→ EXERCISE: Copy out the listing that follows, exact in every word, and skip the images.

+++

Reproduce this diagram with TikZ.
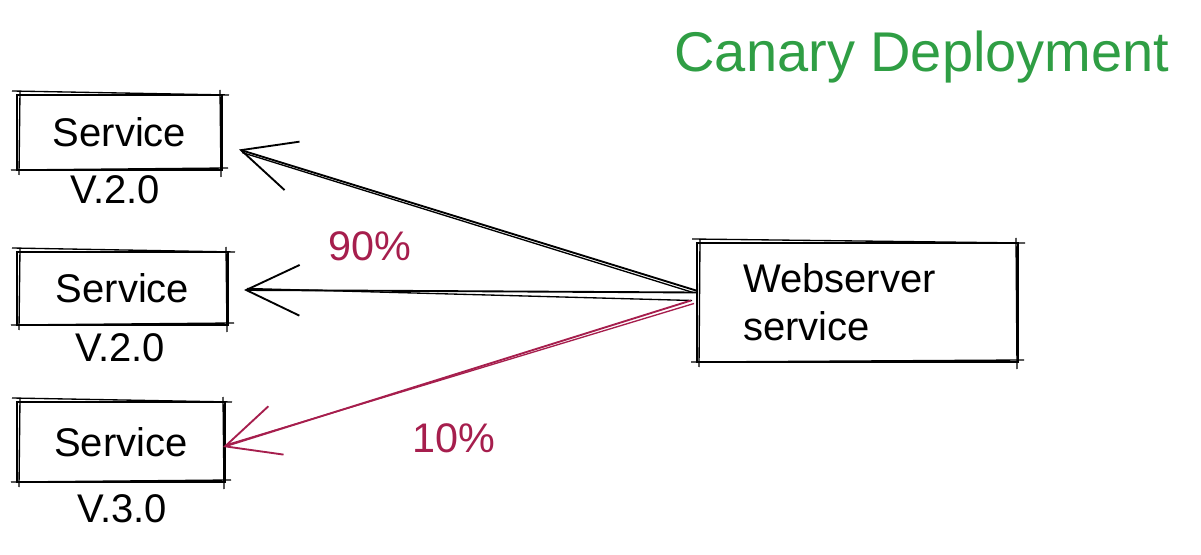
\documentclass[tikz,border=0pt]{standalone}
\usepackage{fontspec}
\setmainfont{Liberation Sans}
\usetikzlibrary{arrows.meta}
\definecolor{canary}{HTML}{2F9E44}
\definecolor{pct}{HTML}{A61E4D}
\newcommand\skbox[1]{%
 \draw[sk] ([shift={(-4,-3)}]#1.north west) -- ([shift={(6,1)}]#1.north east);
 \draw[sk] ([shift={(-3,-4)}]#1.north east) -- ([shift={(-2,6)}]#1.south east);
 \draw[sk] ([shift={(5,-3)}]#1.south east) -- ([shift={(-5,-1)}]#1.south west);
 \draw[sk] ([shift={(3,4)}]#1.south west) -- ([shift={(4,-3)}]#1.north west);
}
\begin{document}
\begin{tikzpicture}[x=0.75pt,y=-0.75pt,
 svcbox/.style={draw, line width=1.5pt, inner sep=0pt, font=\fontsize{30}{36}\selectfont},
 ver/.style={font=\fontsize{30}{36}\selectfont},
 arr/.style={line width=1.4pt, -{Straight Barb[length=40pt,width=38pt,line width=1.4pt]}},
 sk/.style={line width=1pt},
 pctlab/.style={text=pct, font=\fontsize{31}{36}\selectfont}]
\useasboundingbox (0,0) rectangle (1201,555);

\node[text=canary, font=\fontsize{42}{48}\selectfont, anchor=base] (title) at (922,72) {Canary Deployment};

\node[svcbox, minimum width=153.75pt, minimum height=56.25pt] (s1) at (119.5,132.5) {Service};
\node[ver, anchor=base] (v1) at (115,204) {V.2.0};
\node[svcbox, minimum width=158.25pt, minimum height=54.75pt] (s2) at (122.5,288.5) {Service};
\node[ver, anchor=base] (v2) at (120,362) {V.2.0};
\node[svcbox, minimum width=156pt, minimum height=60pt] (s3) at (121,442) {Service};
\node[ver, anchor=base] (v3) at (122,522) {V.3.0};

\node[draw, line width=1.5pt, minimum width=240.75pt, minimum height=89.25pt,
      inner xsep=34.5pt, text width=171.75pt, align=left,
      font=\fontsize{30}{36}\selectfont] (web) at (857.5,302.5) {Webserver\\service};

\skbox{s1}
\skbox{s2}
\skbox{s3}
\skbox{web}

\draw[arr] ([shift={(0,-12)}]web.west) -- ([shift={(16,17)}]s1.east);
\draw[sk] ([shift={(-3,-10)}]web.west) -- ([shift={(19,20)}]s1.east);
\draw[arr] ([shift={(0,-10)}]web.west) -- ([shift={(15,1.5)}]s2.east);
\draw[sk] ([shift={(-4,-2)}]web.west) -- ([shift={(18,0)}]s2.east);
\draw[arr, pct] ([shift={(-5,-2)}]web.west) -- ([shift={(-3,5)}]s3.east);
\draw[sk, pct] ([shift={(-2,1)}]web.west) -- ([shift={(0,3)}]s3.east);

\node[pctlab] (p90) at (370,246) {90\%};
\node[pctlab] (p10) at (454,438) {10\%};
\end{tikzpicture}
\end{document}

+++

→ ANSWER BELOW:
Reproduce this diagram with TikZ.
\documentclass[tikz,border=0pt]{standalone}
\usepackage{fontspec}
\setmainfont{Liberation Sans}
\usetikzlibrary{arrows.meta}
\definecolor{canary}{HTML}{2F9E44}
\definecolor{pct}{HTML}{A61E4D}
\newcommand\skbox[1]{%
 \draw[sk] ([shift={(-4,-3)}]#1.north west) -- ([shift={(6,1)}]#1.north east);
 \draw[sk] ([shift={(-3,-4)}]#1.north east) -- ([shift={(-2,6)}]#1.south east);
 \draw[sk] ([shift={(5,-3)}]#1.south east) -- ([shift={(-5,-1)}]#1.south west);
 \draw[sk] ([shift={(3,4)}]#1.south west) -- ([shift={(4,-3)}]#1.north west);
}
\begin{document}
\begin{tikzpicture}[x=0.75pt,y=-0.75pt,
 svcbox/.style={draw, line width=1.5pt, inner sep=0pt, font=\fontsize{30}{36}\selectfont},
 ver/.style={font=\fontsize{30}{36}\selectfont},
 arr/.style={line width=1.4pt, -{Straight Barb[length=40pt,width=38pt,line width=1.4pt]}},
 sk/.style={line width=1pt},
 pctlab/.style={text=pct, font=\fontsize{31}{36}\selectfont}]
\useasboundingbox (0,0) rectangle (1201,555);

\node[text=canary, font=\fontsize{42}{48}\selectfont, anchor=base] (title) at (922,72) {Canary Deployment};

\node[svcbox, minimum width=153.75pt, minimum height=56.25pt] (s1) at (119.5,132.5) {Service};
\node[ver, anchor=base] (v1) at (115,204) {V.2.0};
\node[svcbox, minimum width=158.25pt, minimum height=54.75pt] (s2) at (122.5,288.5) {Service};
\node[ver, anchor=base] (v2) at (120,362) {V.2.0};
\node[svcbox, minimum width=156pt, minimum height=60pt] (s3) at (121,442) {Service};
\node[ver, anchor=base] (v3) at (122,522) {V.3.0};

\node[draw, line width=1.5pt, minimum width=240.75pt, minimum height=89.25pt,
      inner xsep=34.5pt, text width=171.75pt, align=left,
      font=\fontsize{30}{36}\selectfont] (web) at (857.5,302.5) {Webserver\\service};

\skbox{s1}
\skbox{s2}
\skbox{s3}
\skbox{web}

\draw[arr] ([shift={(0,-12)}]web.west) -- ([shift={(16,17)}]s1.east);
\draw[sk] ([shift={(-3,-10)}]web.west) -- ([shift={(19,20)}]s1.east);
\draw[arr] ([shift={(0,-10)}]web.west) -- ([shift={(15,1.5)}]s2.east);
\draw[sk] ([shift={(-4,-2)}]web.west) -- ([shift={(18,0)}]s2.east);
\draw[arr, pct] ([shift={(-5,-2)}]web.west) -- ([shift={(-3,5)}]s3.east);
\draw[sk, pct] ([shift={(-2,1)}]web.west) -- ([shift={(0,3)}]s3.east);

\node[pctlab] (p90) at (370,246) {90\%};
\node[pctlab] (p10) at (454,438) {10\%};
\end{tikzpicture}
\end{document}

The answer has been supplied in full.